Records excerpted from a collection

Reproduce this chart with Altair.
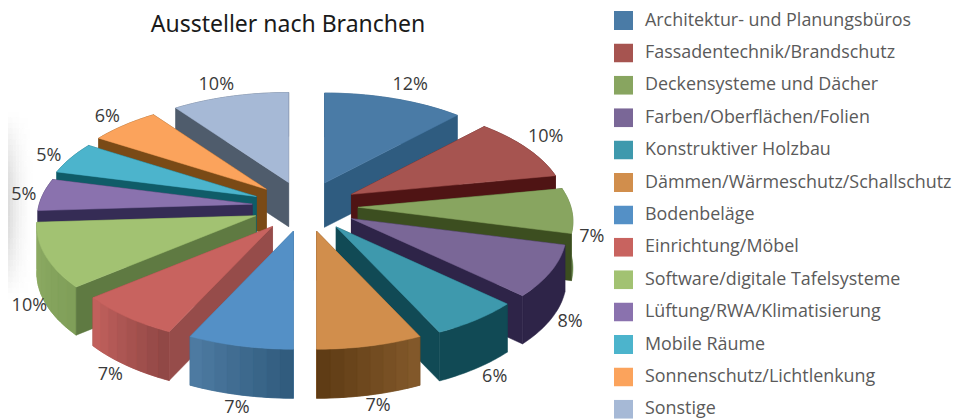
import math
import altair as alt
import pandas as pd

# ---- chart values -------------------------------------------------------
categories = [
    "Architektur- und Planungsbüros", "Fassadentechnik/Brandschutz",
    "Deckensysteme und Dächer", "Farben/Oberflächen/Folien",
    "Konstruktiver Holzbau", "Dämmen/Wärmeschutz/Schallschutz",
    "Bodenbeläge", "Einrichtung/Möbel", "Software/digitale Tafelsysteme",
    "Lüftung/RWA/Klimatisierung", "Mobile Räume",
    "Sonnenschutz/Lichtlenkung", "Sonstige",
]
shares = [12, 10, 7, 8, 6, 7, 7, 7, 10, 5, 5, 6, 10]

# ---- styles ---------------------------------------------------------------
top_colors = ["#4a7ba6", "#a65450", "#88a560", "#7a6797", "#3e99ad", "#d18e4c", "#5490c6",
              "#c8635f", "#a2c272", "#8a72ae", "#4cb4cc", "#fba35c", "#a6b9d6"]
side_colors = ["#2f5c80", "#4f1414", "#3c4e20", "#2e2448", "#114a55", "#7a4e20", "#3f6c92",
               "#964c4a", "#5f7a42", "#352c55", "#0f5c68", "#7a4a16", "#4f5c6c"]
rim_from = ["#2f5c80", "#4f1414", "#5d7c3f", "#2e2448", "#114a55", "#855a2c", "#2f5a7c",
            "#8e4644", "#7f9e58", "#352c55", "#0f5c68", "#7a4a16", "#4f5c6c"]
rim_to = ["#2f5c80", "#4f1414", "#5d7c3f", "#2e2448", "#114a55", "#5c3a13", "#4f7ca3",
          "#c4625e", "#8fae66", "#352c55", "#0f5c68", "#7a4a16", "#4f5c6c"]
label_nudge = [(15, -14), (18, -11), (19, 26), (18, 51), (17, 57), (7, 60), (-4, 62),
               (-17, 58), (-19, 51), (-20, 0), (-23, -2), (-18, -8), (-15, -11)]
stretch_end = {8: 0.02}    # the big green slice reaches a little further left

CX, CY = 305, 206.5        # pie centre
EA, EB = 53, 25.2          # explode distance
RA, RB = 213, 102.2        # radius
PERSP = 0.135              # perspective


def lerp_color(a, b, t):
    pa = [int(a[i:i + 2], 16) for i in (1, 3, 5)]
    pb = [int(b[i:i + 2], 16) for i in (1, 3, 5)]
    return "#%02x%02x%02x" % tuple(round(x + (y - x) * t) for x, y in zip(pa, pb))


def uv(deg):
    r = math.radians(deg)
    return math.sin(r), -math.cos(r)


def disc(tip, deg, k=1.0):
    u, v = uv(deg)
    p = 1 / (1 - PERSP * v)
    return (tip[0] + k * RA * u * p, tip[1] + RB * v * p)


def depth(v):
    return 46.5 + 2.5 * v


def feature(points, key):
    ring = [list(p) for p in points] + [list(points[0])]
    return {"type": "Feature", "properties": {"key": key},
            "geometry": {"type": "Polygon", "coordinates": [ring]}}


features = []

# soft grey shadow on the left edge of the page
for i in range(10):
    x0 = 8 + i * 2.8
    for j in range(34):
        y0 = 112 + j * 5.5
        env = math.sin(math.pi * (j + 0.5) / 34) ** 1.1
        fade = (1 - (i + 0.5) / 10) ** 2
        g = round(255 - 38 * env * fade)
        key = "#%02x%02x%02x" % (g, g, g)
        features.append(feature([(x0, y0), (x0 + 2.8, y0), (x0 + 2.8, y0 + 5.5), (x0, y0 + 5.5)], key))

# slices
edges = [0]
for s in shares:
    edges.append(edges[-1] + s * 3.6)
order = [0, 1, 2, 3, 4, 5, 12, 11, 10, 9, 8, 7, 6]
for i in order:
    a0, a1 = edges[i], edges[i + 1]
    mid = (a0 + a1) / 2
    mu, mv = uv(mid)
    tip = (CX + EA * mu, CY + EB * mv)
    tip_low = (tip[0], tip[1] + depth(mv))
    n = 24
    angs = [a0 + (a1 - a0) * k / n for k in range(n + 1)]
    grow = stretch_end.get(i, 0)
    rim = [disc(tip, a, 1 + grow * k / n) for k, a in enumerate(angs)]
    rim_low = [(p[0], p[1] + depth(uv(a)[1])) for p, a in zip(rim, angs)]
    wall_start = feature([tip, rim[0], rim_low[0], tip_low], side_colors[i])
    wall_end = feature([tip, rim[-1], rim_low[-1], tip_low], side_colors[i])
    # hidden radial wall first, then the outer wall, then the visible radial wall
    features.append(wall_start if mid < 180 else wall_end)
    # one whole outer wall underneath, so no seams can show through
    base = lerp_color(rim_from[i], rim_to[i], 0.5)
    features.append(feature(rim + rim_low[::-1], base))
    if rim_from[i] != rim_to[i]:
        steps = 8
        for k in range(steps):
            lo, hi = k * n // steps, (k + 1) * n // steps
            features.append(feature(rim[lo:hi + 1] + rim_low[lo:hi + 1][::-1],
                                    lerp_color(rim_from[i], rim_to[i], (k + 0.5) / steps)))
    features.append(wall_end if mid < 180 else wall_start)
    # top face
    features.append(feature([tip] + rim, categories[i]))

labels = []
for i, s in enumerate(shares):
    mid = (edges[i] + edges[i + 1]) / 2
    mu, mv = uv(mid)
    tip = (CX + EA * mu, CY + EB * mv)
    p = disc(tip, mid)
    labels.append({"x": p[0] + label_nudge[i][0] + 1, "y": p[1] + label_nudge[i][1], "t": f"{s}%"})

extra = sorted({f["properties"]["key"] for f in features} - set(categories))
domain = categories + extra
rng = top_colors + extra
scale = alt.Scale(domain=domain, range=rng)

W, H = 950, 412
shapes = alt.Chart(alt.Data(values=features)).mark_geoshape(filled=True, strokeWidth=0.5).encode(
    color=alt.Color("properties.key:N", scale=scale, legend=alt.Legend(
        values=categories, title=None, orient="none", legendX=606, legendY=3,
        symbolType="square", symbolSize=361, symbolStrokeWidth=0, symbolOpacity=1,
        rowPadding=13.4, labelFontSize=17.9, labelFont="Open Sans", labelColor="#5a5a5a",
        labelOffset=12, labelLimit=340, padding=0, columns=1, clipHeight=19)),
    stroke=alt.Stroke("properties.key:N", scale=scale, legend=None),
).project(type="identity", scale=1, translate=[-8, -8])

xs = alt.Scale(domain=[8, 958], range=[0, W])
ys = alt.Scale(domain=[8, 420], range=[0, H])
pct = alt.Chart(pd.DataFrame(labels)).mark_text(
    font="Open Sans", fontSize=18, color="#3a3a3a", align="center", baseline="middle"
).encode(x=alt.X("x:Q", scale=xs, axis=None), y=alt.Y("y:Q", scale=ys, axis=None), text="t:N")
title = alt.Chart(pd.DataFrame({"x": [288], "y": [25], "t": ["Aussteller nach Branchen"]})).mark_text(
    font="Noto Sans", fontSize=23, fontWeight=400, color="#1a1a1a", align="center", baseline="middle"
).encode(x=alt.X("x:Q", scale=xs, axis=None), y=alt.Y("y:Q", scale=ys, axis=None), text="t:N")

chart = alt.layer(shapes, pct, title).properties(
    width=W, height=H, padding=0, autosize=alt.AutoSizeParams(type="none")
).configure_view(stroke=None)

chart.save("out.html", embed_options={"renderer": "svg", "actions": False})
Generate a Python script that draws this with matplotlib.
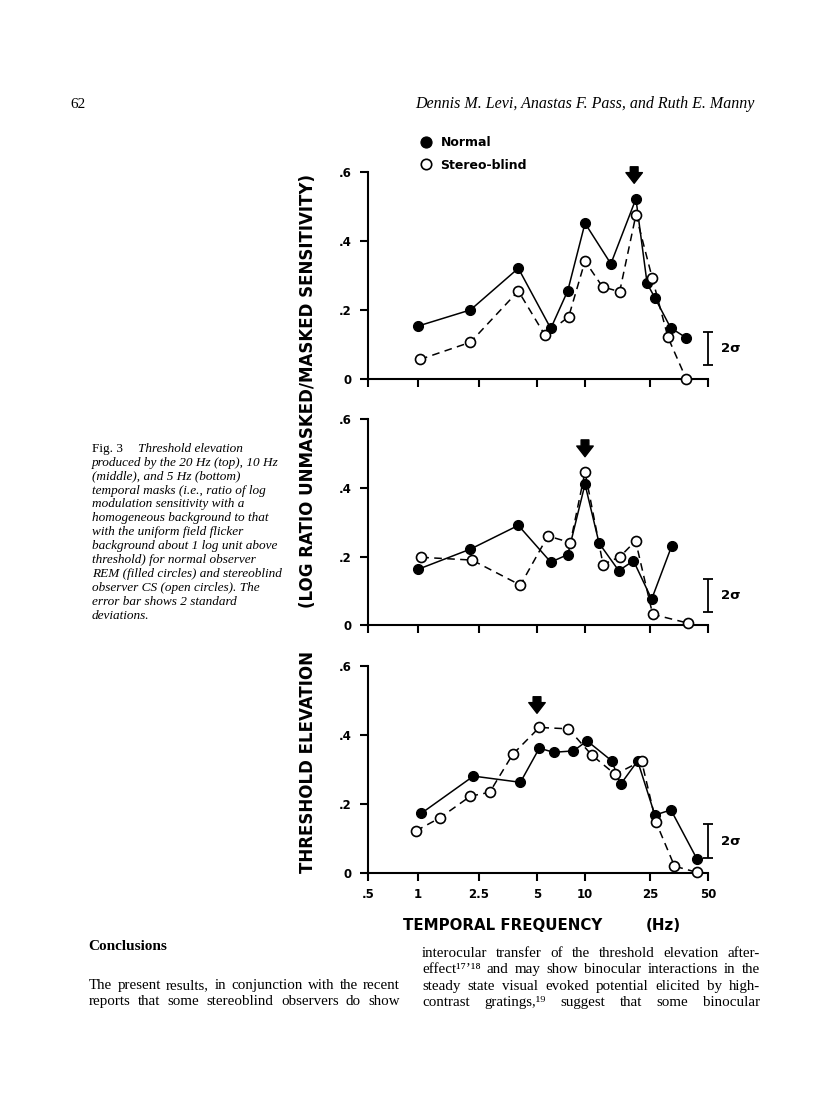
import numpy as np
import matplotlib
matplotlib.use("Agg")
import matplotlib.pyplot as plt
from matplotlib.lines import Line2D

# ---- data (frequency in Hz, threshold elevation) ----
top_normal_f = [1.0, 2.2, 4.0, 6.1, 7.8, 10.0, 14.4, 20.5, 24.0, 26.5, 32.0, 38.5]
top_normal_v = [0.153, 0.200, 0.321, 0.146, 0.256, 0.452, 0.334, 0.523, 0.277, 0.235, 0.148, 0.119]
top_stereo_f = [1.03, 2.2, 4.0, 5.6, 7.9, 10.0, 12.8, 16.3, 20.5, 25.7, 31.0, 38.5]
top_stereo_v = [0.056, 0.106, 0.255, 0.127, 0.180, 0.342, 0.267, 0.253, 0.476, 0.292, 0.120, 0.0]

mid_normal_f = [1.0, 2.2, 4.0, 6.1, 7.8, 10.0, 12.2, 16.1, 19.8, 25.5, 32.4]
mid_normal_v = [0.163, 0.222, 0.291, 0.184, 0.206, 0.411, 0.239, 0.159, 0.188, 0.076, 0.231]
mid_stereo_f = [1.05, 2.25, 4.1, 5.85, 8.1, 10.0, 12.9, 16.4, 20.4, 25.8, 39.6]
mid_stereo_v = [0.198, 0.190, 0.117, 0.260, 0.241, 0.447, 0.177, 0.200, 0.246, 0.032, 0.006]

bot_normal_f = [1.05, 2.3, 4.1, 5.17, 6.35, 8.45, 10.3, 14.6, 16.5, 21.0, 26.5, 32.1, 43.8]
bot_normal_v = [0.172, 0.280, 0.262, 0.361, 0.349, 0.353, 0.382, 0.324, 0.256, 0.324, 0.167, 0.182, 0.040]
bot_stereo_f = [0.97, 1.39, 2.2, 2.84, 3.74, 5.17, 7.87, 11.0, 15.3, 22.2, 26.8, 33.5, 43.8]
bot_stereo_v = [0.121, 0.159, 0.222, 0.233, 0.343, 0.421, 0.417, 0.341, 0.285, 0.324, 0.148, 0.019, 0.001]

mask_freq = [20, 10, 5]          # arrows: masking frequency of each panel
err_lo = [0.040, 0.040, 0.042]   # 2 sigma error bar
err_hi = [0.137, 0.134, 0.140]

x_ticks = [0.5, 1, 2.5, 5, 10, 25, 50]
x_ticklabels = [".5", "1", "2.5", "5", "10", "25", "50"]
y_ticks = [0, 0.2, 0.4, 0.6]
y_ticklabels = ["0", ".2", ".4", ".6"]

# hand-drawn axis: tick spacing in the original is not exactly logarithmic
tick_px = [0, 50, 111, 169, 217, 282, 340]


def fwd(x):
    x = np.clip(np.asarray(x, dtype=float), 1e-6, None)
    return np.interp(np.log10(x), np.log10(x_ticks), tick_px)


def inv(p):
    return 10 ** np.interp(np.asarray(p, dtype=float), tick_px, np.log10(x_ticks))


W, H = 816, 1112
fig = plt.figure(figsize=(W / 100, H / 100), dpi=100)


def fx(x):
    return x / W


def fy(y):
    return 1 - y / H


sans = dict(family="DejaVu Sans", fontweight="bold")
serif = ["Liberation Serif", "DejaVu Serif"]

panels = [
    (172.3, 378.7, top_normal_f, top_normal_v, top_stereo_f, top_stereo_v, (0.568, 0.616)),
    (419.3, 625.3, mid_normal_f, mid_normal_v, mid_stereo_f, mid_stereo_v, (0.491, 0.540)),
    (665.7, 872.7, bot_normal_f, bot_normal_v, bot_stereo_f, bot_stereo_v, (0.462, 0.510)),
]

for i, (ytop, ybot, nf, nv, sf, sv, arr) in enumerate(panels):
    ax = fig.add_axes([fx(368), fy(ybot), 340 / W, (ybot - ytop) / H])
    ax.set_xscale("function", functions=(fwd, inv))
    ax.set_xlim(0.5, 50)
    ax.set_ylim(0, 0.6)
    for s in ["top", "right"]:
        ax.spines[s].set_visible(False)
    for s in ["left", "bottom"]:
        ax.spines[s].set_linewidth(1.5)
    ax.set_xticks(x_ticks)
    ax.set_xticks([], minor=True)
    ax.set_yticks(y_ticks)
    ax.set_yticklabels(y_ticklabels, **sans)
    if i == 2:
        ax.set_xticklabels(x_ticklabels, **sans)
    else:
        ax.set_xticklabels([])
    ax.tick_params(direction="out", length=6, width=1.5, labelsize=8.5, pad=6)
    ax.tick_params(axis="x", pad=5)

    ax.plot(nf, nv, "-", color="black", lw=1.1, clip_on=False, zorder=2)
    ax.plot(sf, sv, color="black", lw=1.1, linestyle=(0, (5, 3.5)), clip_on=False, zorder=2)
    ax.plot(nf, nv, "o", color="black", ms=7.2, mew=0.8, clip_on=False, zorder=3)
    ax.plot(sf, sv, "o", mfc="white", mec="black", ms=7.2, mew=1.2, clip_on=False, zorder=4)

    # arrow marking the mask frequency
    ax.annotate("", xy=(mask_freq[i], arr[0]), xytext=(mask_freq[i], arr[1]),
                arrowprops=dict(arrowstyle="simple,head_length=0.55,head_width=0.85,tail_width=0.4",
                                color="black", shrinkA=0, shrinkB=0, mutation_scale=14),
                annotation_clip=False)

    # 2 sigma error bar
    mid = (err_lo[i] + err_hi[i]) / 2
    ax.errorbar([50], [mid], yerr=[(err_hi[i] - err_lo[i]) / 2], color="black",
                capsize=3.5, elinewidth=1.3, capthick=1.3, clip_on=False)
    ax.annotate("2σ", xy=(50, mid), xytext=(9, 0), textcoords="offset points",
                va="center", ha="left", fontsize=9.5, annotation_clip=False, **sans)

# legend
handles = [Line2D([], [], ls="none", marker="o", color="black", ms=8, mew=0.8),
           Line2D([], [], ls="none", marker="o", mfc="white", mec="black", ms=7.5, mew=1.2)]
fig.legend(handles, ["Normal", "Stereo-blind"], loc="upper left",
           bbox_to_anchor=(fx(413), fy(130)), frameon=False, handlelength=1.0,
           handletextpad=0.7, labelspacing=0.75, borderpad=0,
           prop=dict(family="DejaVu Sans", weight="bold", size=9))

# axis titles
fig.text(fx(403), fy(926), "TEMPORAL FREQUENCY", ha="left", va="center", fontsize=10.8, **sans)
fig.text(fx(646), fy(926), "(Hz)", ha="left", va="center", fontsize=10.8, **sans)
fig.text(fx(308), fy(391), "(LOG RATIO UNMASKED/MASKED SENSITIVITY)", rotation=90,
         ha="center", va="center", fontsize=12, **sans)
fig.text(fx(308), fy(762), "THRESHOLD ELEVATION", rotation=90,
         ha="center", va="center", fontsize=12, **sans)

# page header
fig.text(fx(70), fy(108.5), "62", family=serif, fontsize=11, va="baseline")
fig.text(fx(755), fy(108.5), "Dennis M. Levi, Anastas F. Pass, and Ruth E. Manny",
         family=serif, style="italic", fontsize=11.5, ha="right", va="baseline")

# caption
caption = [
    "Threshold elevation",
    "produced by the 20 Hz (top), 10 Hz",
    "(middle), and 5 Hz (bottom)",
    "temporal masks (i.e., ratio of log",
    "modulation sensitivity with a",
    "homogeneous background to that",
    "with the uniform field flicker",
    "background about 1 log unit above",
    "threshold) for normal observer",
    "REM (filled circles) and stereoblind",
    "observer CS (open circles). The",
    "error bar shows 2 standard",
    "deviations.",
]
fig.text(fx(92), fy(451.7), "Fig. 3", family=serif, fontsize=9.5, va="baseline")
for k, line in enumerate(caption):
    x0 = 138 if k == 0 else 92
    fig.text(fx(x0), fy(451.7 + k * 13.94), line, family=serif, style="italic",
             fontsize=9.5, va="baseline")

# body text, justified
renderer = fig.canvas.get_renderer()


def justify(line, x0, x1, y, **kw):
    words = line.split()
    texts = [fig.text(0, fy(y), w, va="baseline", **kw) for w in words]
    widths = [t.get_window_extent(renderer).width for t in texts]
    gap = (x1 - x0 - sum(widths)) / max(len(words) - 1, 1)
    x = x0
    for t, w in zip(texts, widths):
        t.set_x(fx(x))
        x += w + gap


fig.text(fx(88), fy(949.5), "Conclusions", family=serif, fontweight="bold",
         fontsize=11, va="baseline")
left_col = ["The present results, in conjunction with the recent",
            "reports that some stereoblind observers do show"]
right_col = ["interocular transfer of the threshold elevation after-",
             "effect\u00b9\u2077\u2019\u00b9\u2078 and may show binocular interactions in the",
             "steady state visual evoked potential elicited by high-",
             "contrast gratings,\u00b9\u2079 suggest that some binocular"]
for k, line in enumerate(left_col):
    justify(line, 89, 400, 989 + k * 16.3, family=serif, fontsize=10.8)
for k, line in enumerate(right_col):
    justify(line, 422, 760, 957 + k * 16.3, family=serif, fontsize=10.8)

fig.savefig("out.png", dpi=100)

Instructions to follow
Exactly reproduce the lines from the line holding "Generate a Python" through the line holding "from matplotlib.lines import Line2D", and only those; pictures are to be left out.

Task output
Generate a Python script that draws this with matplotlib.
import numpy as np
import matplotlib
matplotlib.use("Agg")
import matplotlib.pyplot as plt
from matplotlib.lines import Line2D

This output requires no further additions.